Shull told IPS that it was particularly telling that the agencies had largely shunned rules deemed "economically significant," meaning they would cost businesses $100 million a year or more to comply with.

In total, the White House Office of Management and Budget (OMB) has approved only 25 "economically significant" rules for the four agencies -- roughly half the number approved during each term of the Clinton administration and a third of those approved during the first Bush administration, the group says.

"We found that the administration continued its trend of issuing rules that are distorted to serve industry interests and therefore threaten to exacerbate the very problems they should be correcting," said the report, one of a series on this issue, titled "The Bush Regulatory Record: A Pattern of Failure."

Often, when rules finally were passed, they ended up running counter to the original goal.

For example, an OSHA rule intended to address the problem of muscular injuries at work -- of which there are 1.6 million in the U.S. annually, 500,000 serious enough that workers missed time on the job -- was technically "completed," but only because the agency eliminated the requirement that such injuries be reported separately.

And an auto safety database meant to protect consumers, mandated by Congress after faulty Bridgestone/Firestone tires were blamed for more than 100 deaths in 2000, was finally created, but the NHTSA's rule keeps it secret and completely unavailable to the public.

"Since 2001, key regulatory plans have been abandoned, and those few major rules that have been undertaken favour corporate over public interests," said Gary Bass, OMB Watch executive director. "Statistics show a pattern of neglect, but not how the few rules being done decidedly favour industry."

One of the most controversial regulatory moves has been an amendment of the so-called "New Source Review," which forced ageing power plants and factories to install cutting edge pollution control technology when they increased their output or made other major changes.

Under changes proposed by the EPA and the Bush administration as part of its "clear skies initiative," as many as 50 percent fewer facilities would be required to install modern air pollution controls. A legal challenge has thus far prevented the new rules from going into effect.

The original rule was also not well-defined, the group notes, allowing power plants to "conduct extensive upgrades of older facilities and avoid compliance with more stringent anti-pollution measures."
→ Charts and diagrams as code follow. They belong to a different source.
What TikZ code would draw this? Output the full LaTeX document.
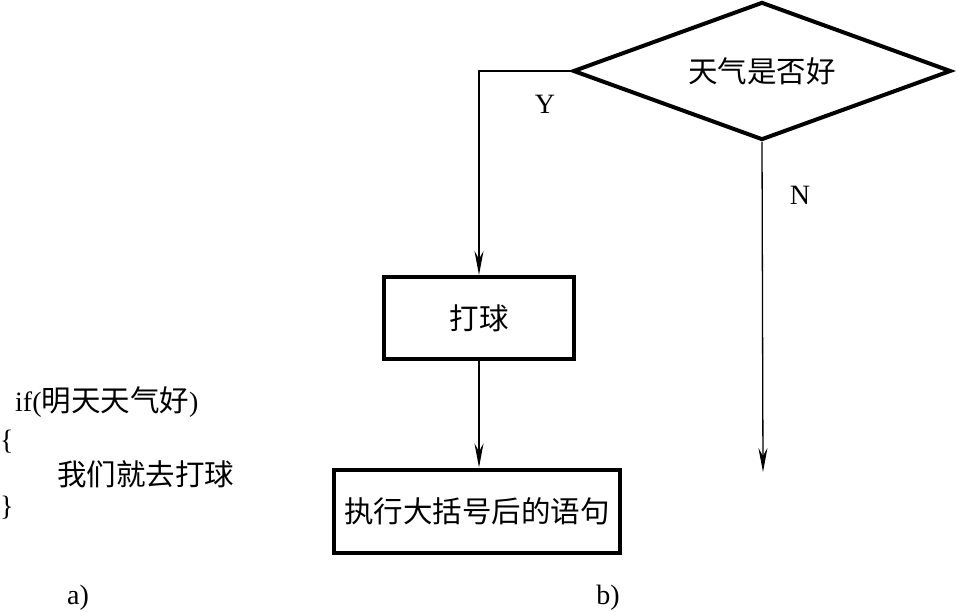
\documentclass[tikz,border=0pt]{standalone}
\usepackage{fontspec}
\setmainfont{Liberation Serif}
\newfontfamily\cjk{Noto Sans CJK SC}
\usetikzlibrary{shapes.geometric,arrows.meta}
\begin{document}
\begin{tikzpicture}[x=1bp,y=-1bp,
  txt/.style={font=\fontsize{28bp}{34bp}\selectfont, inner sep=0pt},
  cjkfont/.style={font=\fontsize{29.5bp}{34bp}\selectfont\cjk},
  box/.style={draw, line width=4bp, rectangle, inner sep=0pt, cjkfont},
  dec/.style={draw, line width=4bp, diamond, inner sep=0pt, shape aspect=2.73, minimum width=378bp, minimum height=138bp, cjkfont},
  conn/.style={line width=1.3bp, -{Stealth[length=24bp,width=9bp,inset=8bp]}},
  plain/.style={line width=1.3bp}]
\useasboundingbox (0,0) rectangle (959,612);
% a) code
\node[txt, anchor=west] (c1) at (15,402) {if({\fontsize{29.5bp}{34bp}\selectfont\cjk 明天天气好})};
\node[txt, anchor=west] (c2) at (0,442) {\{};
\node[txt, cjkfont, anchor=west] (c3) at (57,474) {我们就去打球};
\node[txt, anchor=west] (c4) at (0,508) {\}};
\node[txt] (la) at (78,598) {a)};
% b) flowchart
\node[dec] (dia) at (762,71) {天气是否好};
\node[box, minimum width=190bp, minimum height=82bp] (b1) at (479,318) {打球};
\node[box, minimum width=286bp, minimum height=83bp] (b2) at (477,511) {执行大括号后的语句};
\coordinate (nend) at (763,472);
\draw[conn] (dia.west) -| (b1.north);
\draw[conn] (b1.south) -- (b1.south |- b2.north);
\draw[conn] (dia.south) -- (nend);
\node[txt] (ly) at (545,104) {Y};
\node[txt] (ln) at (800,195) {N};
\node[txt] (lb) at (608,598) {b)};
\end{tikzpicture}
\end{document}
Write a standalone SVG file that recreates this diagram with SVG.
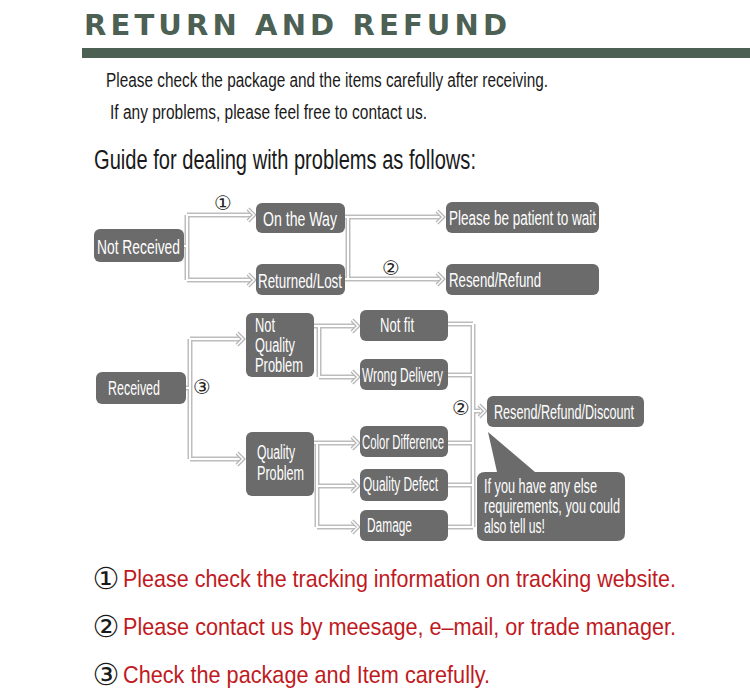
<svg xmlns="http://www.w3.org/2000/svg" xmlns:xlink="http://www.w3.org/1999/xlink" width="750" height="696" viewBox="0 0 750 696">
<style>
.hdr{font-family:"DejaVu Sans",Verdana,sans-serif;font-weight:bold;font-size:29px;fill:#4c6054}
.body{font-family:"Liberation Sans Narrow","Liberation Sans",Arial,sans-serif;fill:#1a1a1a}
.box{fill:#6b6b6b}
.nt{font-family:"Liberation Sans Narrow","Liberation Sans",Arial,sans-serif;fill:#ffffff;font-size:21px}
.ln{fill:none;stroke:#bdbdbd;stroke-width:5}
.li{fill:none;stroke:#ffffff;stroke-width:2}
.cl{fill:none;stroke:#b5b5b5;stroke-width:4;stroke-linejoin:miter}
.ci{fill:none;stroke:#ffffff;stroke-width:1.5}
.num{font-family:"DejaVu Sans",sans-serif;fill:#222;font-size:20px;text-anchor:middle}
.bnum{font-family:"DejaVu Sans",sans-serif;fill:#1a1a1a;font-size:30px;text-anchor:middle}
.red{font-family:"Liberation Sans",Arial,sans-serif;fill:#bf1a22;font-size:24px}
</style>
<defs>
<path id="wires" d="M184,246 H187 M187,215 V280 M187,215 H251 M187,280 H251
M345,217 H348 M345,279 H348 M348,217 V279 M348,217 H440 M348,279 H440
M186,388 H190 M190,339 V459 M190,339 H240 M190,459 H240
M313,326 H319 V377 M319,326 H355 M319,377 H355
M313,443 H317 V527 M317,443 H355 M317,486 H355 M317,527 H355
M448,324 H473 M448,375 H473 M448,443 H473 M448,485 H473 M448,527 H473 M473,324 V527 M473,411 H480"/>
<path id="chev" d="M248,209 L254,215 L248,221 M248,274 L254,280 L248,286
M437,211 L443,217 L437,223 M437,273 L443,279 L437,285
M237,333 L243,339 L237,345 M237,453 L243,459 L237,465
M352,320 L358,326 L352,332 M352,371 L358,377 L352,383
M352,437 L358,443 L352,449 M352,480 L358,486 L352,492 M352,521 L358,527 L352,533
M479,405 L485,411 L479,417"/>
</defs>

<g id="header">
<text class="hdr" x="84" y="35" textLength="423" lengthAdjust="spacing">RETURN AND REFUND</text>
<rect x="82" y="48" width="668" height="10" fill="#4c6054"/>
</g>

<g id="intro">
<text class="body" transform="matrix(0.8 0 0 1 106 87)" font-size="20" textLength="552.5" lengthAdjust="spacingAndGlyphs">Please check the package and the items carefully after receiving.</text>
<text class="body" transform="matrix(0.8 0 0 1 110 119)" font-size="20" textLength="396.25" lengthAdjust="spacingAndGlyphs">If any problems, please feel free to contact us.</text>
<text class="body" transform="matrix(0.8 0 0 1 94 169)" font-size="28" textLength="477.5" lengthAdjust="spacingAndGlyphs">Guide for dealing with problems as follows:</text>
</g>

<g id="connectors">
<use xlink:href="#wires" class="ln"/>
<use xlink:href="#wires" class="li"/>
<use xlink:href="#chev" class="cl"/>
<use xlink:href="#chev" class="ci"/>
<text class="num" x="223" y="210">①</text>
<text class="num" x="391" y="275">②</text>
<text class="num" x="202" y="394">③</text>
<text class="num" x="461" y="415">②</text>
</g>

<g id="n_not_received">
<rect class="box" x="94" y="229" width="90" height="33" rx="6"/>
<text class="nt" transform="matrix(0.8 0 0 1 97 254)" font-size="24" textLength="103.75" lengthAdjust="spacingAndGlyphs">Not Received</text>
</g>
<g id="n_on_the_way">
<rect class="box" x="256" y="203" width="89" height="30" rx="6"/>
<text class="nt" transform="matrix(0.8 0 0 1 263 226)" font-size="23" textLength="92.5" lengthAdjust="spacingAndGlyphs">On the Way</text>
</g>
<g id="n_returned_lost">
<rect class="box" x="256" y="264" width="89" height="31" rx="6"/>
<text class="nt" transform="matrix(0.8 0 0 1 258 288)" font-size="23" textLength="105" lengthAdjust="spacingAndGlyphs">Returned/Lost</text>
</g>
<g id="n_patient">
<rect class="box" x="446" y="202" width="153" height="31" rx="6"/>
<text class="nt" transform="matrix(0.8 0 0 1 449 225)" textLength="183.75" lengthAdjust="spacingAndGlyphs">Please be patient to wait</text>
</g>
<g id="n_resend_refund">
<rect class="box" x="446" y="264" width="153" height="31" rx="6"/>
<text class="nt" transform="matrix(0.8 0 0 1 449 287)" textLength="115" lengthAdjust="spacingAndGlyphs">Resend/Refund</text>
</g>
<g id="n_received">
<rect class="box" x="96" y="372" width="90" height="32" rx="6"/>
<text class="nt" transform="matrix(0.8 0 0 1 108 395)" textLength="65" lengthAdjust="spacingAndGlyphs">Received</text>
</g>
<g id="n_not_quality">
<rect class="box" x="246" y="313" width="68" height="64" rx="6"/>
<text class="nt" transform="matrix(0.8 0 0 1 255 332)" font-size="16.5" textLength="25" lengthAdjust="spacingAndGlyphs">Not</text>
<text class="nt" transform="matrix(0.8 0 0 1 255 352)" font-size="16.5" textLength="50" lengthAdjust="spacingAndGlyphs">Quality</text>
<text class="nt" transform="matrix(0.8 0 0 1 255 372)" font-size="16.5" textLength="60" lengthAdjust="spacingAndGlyphs">Problem</text>
</g>
<g id="n_quality">
<rect class="box" x="246" y="432" width="68" height="64" rx="6"/>
<text class="nt" transform="matrix(0.8 0 0 1 257 459)" font-size="18" textLength="47.5" lengthAdjust="spacingAndGlyphs">Quality</text>
<text class="nt" transform="matrix(0.8 0 0 1 257 480)" font-size="18" textLength="58.75" lengthAdjust="spacingAndGlyphs">Problem</text>
</g>
<g id="n_not_fit">
<rect class="box" x="360" y="310" width="88" height="31" rx="6"/>
<text class="nt" transform="matrix(0.8 0 0 1 380 332)" textLength="42.5" lengthAdjust="spacingAndGlyphs">Not fit</text>
</g>
<g id="n_wrong_delivery">
<rect class="box" x="360" y="359" width="88" height="31" rx="6"/>
<text class="nt" transform="matrix(0.8 0 0 1 362 382)" textLength="101.25" lengthAdjust="spacingAndGlyphs">Wrong Delivery</text>
</g>
<g id="n_color_difference">
<rect class="box" x="360" y="426" width="88" height="31" rx="6"/>
<text class="nt" transform="matrix(0.8 0 0 1 362 449)" textLength="102.5" lengthAdjust="spacingAndGlyphs">Color Difference</text>
</g>
<g id="n_quality_defect">
<rect class="box" x="360" y="469" width="88" height="32" rx="6"/>
<text class="nt" transform="matrix(0.8 0 0 1 363 491)" textLength="93.75" lengthAdjust="spacingAndGlyphs">Quality Defect</text>
</g>
<g id="n_damage">
<rect class="box" x="360" y="510" width="88" height="31" rx="6"/>
<text class="nt" transform="matrix(0.8 0 0 1 367 532)" textLength="56.25" lengthAdjust="spacingAndGlyphs">Damage</text>
</g>
<g id="n_resend_refund_discount">
<rect class="box" x="487" y="396" width="157" height="31" rx="6"/>
<text class="nt" transform="matrix(0.8 0 0 1 494 419)" font-size="22" textLength="175" lengthAdjust="spacingAndGlyphs">Resend/Refund/Discount</text>
</g>
<g id="n_bubble">
<path class="box" d="M485,472 H497 L488,432 L535,472 H617 Q625,472 625,480 V533 Q625,541 617,541 H485 Q477,541 477,533 V480 Q477,472 485,472 Z"/>
<text class="nt" transform="matrix(0.8 0 0 1 484 493)" font-size="18.5" textLength="141.25" lengthAdjust="spacingAndGlyphs">If you have any else</text>
<text class="nt" transform="matrix(0.8 0 0 1 484 513)" font-size="18.5" textLength="170" lengthAdjust="spacingAndGlyphs">requirements, you could</text>
<text class="nt" transform="matrix(0.8 0 0 1 484 533)" font-size="18.5" textLength="76.25" lengthAdjust="spacingAndGlyphs">also tell us!</text>
</g>

<g id="notes">
<text class="bnum" x="106" y="589">①</text>
<text class="red" transform="matrix(0.9 0 0 1 123 587)" textLength="614.4" lengthAdjust="spacingAndGlyphs">Please check the tracking information on tracking website.</text>
<text class="bnum" x="106" y="637">②</text>
<text class="red" transform="matrix(0.9 0 0 1 123 635)" textLength="614.4" lengthAdjust="spacingAndGlyphs">Please contact us by meesage, e–mail, or trade manager.</text>
<text class="bnum" x="106" y="685">③</text>
<text class="red" transform="matrix(0.9 0 0 1 123 683)" textLength="407.8" lengthAdjust="spacingAndGlyphs">Check the package and Item carefully.</text>
</g>
</svg>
"A rule completed in this agenda period would have authorised such questionably legal practices by expanding the definition of 'routine maintenance' to permit older polluting power plants to continue avoiding up-to-date pollution regulations while extensively upgrading their facilities," the report says.

OMB Watch proposes a number of remedies to the problem. First, the group says that federal agencies should be required to disentangle rulemakings from the other items in the Unified Agenda, a semi-annual publication that lists regulatory priorities and updates the status of earlier agenda items.

And they should be required to count withdrawn items separately from completed actions. "The decision to abandon work altogether on an item is so different from the issuance of a final rule that the two do not belong together under the same heading, much less as though all were 'completed'," the group notes.

Most importantly, regulators should make the process more accessible to the public by clearly explaining the public need to be served by a rule, and the reasons for any withdrawals.

"The people deserve more," Shull said.